The input -

►

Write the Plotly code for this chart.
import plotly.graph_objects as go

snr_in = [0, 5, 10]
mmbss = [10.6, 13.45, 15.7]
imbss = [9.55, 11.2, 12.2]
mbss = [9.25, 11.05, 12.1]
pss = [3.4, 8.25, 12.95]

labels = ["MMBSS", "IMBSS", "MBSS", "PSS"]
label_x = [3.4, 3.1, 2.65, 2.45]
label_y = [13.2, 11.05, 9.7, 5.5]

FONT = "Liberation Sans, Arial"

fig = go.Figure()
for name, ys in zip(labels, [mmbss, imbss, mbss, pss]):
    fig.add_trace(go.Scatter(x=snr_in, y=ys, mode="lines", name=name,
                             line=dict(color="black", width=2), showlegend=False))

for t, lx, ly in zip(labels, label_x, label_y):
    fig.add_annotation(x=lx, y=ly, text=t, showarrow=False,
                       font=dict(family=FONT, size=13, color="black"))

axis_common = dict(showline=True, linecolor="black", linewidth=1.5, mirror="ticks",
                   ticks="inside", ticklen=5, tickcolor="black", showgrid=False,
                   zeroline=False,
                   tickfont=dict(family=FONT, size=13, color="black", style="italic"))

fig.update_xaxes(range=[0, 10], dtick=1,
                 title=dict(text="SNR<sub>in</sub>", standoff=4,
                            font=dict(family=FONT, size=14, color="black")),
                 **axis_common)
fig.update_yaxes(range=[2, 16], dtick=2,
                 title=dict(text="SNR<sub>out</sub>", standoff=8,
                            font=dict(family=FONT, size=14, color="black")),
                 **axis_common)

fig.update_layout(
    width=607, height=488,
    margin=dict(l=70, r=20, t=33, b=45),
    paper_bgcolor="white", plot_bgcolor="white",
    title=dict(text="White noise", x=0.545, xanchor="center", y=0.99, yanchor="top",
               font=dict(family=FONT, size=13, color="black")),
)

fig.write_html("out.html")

◄
►

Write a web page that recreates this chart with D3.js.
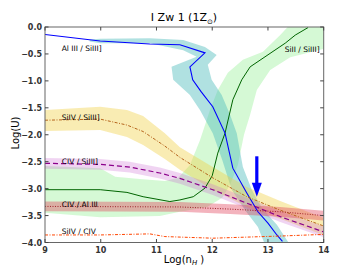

◄

What is needed -
Find every line in the listing that holds the string "this", then say how many there are as a bare number.

Solution below -
2